Mississippi Spice Company has built its reputation on that exact idea: bottled Southern flavor that works for home cooks and serious pitmasters alike.
How to tell if your BBQ seasoning is actually good
The first test is how it smells. The second is how it cooks. The third is whether anybody reaches for sauce before they take a real bite.
A good BBQ seasoning should create flavor in stages. You should get salt and savoriness first, then depth from garlic, onion, and paprika, then a little warmth or sweetness depending on the blend. On smoked meat, it should help form bark and hold its own against wood smoke. On grilled food, it should wake up quickly without turning bitter.
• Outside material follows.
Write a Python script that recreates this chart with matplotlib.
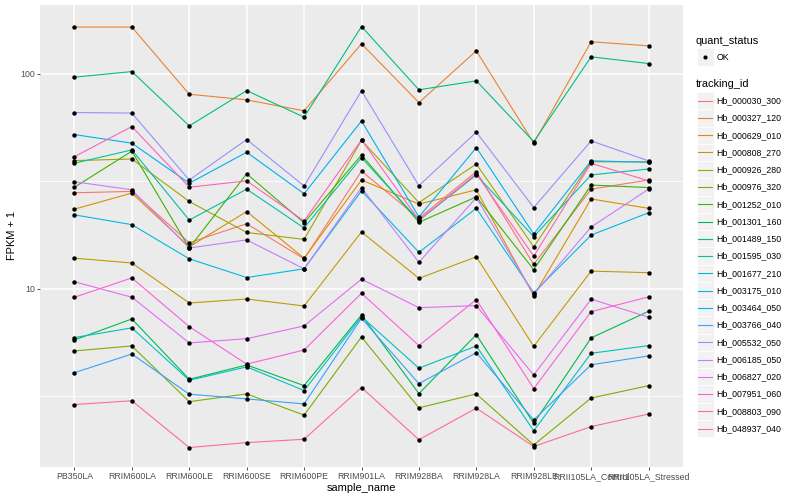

It also needs to play well with your cooking style. If you cook hot and fast over charcoal, sugar-heavy rubs may let you down. If you smoke low and slow, a blend with no sweetness at all may give you less color and crust than you want. If you sauce your ribs late in the cook, your rub needs to support that, not fight it.
And here is the simplest test of all: does the seasoning make you want another bite before you even think about sides? That is usually your winner.
Common mistakes when choosing a BBQ rub
The biggest mistake is chasing labels instead of flavor. "Award-winning" sounds good, but what matters is whether the blend fits your meat and method. A competition rub can be excellent, but some are built for one bite under judging lights, not a whole dinner table.
Another mistake is assuming more ingredients means more flavor. Not always. Some of the best seasonings are disciplined. They know when to stop.
People also overlook salt level. If a seasoning is too salty, you have no room to adjust. If it is too weak, you end up piling it on and still not getting depth. Balance beats intensity every time.
Finally, do not ignore regional style. Southern barbecue flavor tends to favor depth, warmth, and crowd-pleasing richness. That profile works in the real world because it respects the meat while still bringing enough bold character to stand out.
So, what is the best BBQ seasoning? It is the one that matches your meat, honors your fire, and gives you flavor you can count on every time you shake the bottle. Pick a blend with fresh ingredients, real balance, and enough Southern backbone to carry the cook. When your bark looks right, your kitchen smells right, and the platter comes back empty, you will know you found it.